Tuesday, February 17, 2009

Benjy Ferree Redux

I keep coming back to this album (Come Back to the Five and Dime, Bobby Dee, Bobby Dee). Pitchfork criticized it for being too minutely focused on Bobby Driscoll. AMG faulted it for being a concept record with a muddled concept.

I'd say that both the PFork and AMG reviews are partially correct. There is a strong, almost obsessive, focus on Bobby Driscoll. And the references to Driscoll and his career/life are so obscure and insular that it's very possible to hear those references as muddled. There are, for instance, numerous references in the album to "pieces of eight" and "doubloons." I'm sure that for many listeners those could create some WTF moments. They make sense if one happens to know that Driscoll played a major role in Disney's Treasure Island. But Ferree doesn't spell it out, and he assumes that the listener is already familiar with the minutiae of Driscoll's life, or that listeners are willing to do a little research. Those are probably faulty assumptions.

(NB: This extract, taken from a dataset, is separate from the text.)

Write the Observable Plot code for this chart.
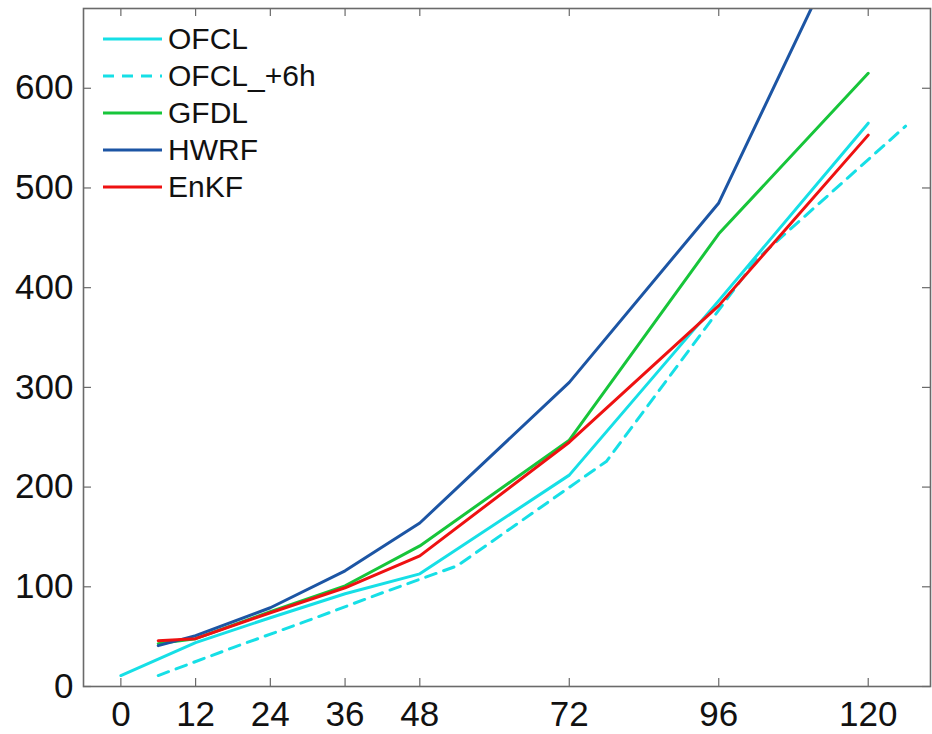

But there's something doggedly thrilling about this album, akin to a three-page footnote in a David Foster Wallace essay, or Faulkner rambling on about Mississippi in a five-page run-on sentence. This album is either a work of genius or the most wrong-headed, misguided music you'll hear this year. I'm more inclined toward the former view, although I'll readily admit that it's a challenging and sometimes unrewarding listen. I've never heard anything quite like it, these glam blues, and although I hear the Jack White and Bowie and Freddie Mercury influences, I'm most impressed by the fact that Benjy Ferree has made an album that is, in many ways, without precedent. I'd probably give it five stars for its sheer uniqueness and for the doo-wop existential dread of "Fear," and then knock off a star because of those faulty assumptions.

1 comment:

Unknown said...

This is the smartest review of this record yet. To reap its benefits and truly hear the brilliance behind it requires multiple listenings in its entirety. Without precedent is right.
I still think the Jack White comparison is without merit: I feel every white kid with a guitar that was influenced by delta blues and Bob Dylan will forever be compared to Jack White from here on out due to the fact that he capitalized on it most effectively.